- Information provided
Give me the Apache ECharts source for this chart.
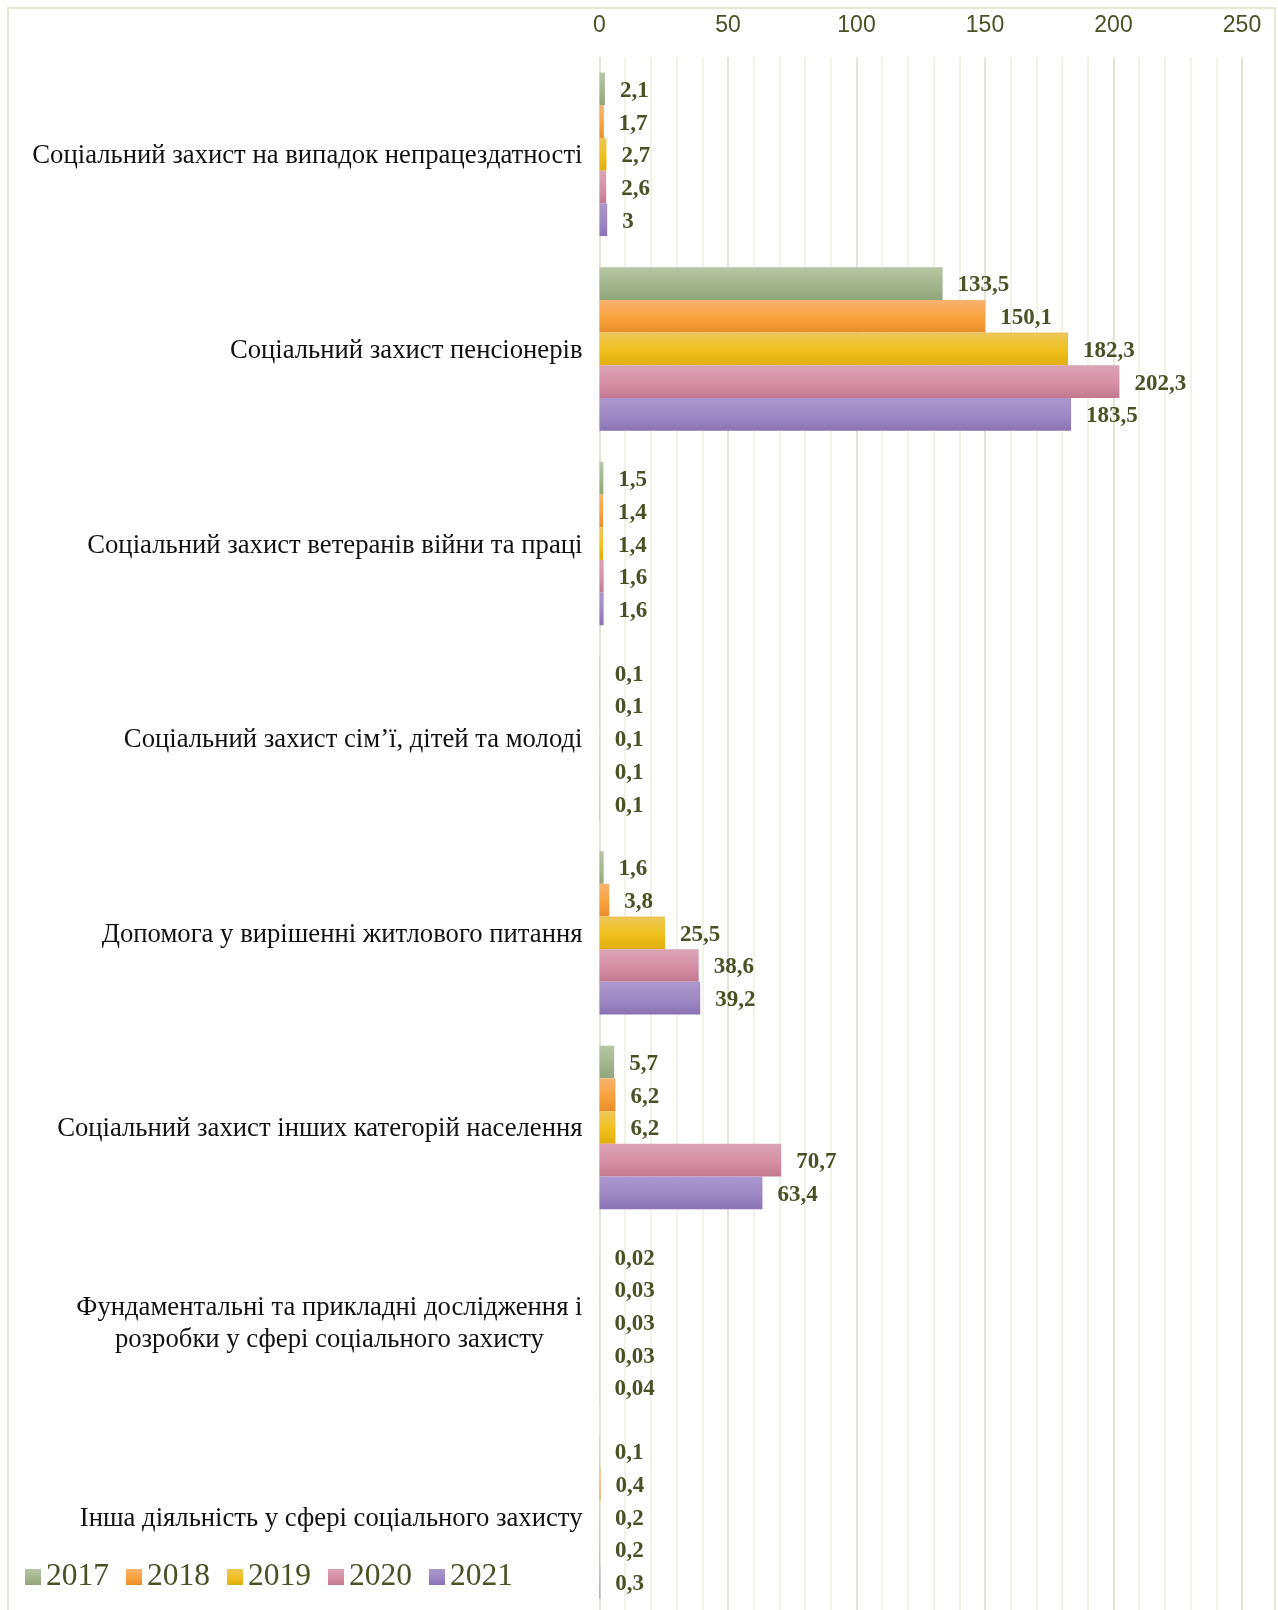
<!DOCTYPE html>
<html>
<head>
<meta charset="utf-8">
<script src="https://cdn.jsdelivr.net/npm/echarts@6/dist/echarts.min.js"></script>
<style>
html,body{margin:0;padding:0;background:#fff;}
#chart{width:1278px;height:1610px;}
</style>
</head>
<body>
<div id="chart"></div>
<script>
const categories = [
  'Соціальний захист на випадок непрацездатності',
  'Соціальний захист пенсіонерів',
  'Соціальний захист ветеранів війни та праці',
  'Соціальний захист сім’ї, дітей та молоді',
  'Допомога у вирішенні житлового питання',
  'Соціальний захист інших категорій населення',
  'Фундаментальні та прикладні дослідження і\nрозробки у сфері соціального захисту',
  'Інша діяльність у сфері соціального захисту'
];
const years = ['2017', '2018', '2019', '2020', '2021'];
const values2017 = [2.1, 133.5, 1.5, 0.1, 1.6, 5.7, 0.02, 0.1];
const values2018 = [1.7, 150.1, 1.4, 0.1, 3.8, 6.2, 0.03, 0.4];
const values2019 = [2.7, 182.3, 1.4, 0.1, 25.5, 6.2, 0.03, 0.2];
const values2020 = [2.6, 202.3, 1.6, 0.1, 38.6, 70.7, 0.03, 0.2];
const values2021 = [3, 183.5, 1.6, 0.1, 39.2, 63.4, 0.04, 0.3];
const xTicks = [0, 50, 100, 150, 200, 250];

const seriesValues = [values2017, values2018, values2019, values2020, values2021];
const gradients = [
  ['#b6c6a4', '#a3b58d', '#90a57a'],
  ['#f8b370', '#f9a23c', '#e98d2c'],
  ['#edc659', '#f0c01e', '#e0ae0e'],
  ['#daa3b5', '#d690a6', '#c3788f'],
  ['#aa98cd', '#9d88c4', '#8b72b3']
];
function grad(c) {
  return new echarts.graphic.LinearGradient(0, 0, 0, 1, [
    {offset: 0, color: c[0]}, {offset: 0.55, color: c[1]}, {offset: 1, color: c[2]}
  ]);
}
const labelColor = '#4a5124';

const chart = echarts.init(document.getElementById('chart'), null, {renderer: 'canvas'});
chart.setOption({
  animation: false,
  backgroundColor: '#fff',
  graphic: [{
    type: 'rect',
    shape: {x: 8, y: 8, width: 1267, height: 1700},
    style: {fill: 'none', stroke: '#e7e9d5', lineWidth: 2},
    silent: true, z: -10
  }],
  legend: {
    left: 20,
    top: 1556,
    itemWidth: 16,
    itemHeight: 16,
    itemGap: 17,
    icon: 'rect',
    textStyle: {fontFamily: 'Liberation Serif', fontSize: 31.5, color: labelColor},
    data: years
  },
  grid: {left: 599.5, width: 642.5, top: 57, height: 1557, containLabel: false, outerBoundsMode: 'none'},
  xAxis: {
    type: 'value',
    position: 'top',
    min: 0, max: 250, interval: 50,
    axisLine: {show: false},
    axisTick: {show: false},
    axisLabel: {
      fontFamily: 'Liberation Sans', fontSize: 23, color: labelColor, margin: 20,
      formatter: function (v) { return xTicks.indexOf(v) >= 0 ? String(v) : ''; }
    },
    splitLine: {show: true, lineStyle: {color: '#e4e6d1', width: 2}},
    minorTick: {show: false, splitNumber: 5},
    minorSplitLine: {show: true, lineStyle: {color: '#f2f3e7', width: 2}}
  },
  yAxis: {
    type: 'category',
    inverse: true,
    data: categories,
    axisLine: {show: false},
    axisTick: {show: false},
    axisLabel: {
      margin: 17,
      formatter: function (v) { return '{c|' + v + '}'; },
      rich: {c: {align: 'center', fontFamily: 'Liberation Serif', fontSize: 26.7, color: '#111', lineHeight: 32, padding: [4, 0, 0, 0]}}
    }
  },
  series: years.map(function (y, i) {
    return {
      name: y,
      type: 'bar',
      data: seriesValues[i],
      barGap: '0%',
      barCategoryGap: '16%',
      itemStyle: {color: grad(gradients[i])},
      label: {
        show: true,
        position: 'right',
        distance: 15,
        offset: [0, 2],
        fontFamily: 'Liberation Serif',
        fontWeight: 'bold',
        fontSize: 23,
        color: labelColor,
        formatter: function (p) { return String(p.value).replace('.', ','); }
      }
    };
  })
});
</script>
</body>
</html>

- Direction
Leave out the pictures and repeat the lines from the start of the material through the line with "const xTicks = [0, 50, 100, 150, 200, 250];", inclusive.

- Result of this exercise
Give me the Apache ECharts source for this chart.
<!DOCTYPE html>
<html>
<head>
<meta charset="utf-8">
<script src="https://cdn.jsdelivr.net/npm/echarts@6/dist/echarts.min.js"></script>
<style>
html,body{margin:0;padding:0;background:#fff;}
#chart{width:1278px;height:1610px;}
</style>
</head>
<body>
<div id="chart"></div>
<script>
const categories = [
  'Соціальний захист на випадок непрацездатності',
  'Соціальний захист пенсіонерів',
  'Соціальний захист ветеранів війни та праці',
  'Соціальний захист сім’ї, дітей та молоді',
  'Допомога у вирішенні житлового питання',
  'Соціальний захист інших категорій населення',
  'Фундаментальні та прикладні дослідження і\nрозробки у сфері соціального захисту',
  'Інша діяльність у сфері соціального захисту'
];
const years = ['2017', '2018', '2019', '2020', '2021'];
const values2017 = [2.1, 133.5, 1.5, 0.1, 1.6, 5.7, 0.02, 0.1];
const values2018 = [1.7, 150.1, 1.4, 0.1, 3.8, 6.2, 0.03, 0.4];
const values2019 = [2.7, 182.3, 1.4, 0.1, 25.5, 6.2, 0.03, 0.2];
const values2020 = [2.6, 202.3, 1.6, 0.1, 38.6, 70.7, 0.03, 0.2];
const values2021 = [3, 183.5, 1.6, 0.1, 39.2, 63.4, 0.04, 0.3];
const xTicks = [0, 50, 100, 150, 200, 250];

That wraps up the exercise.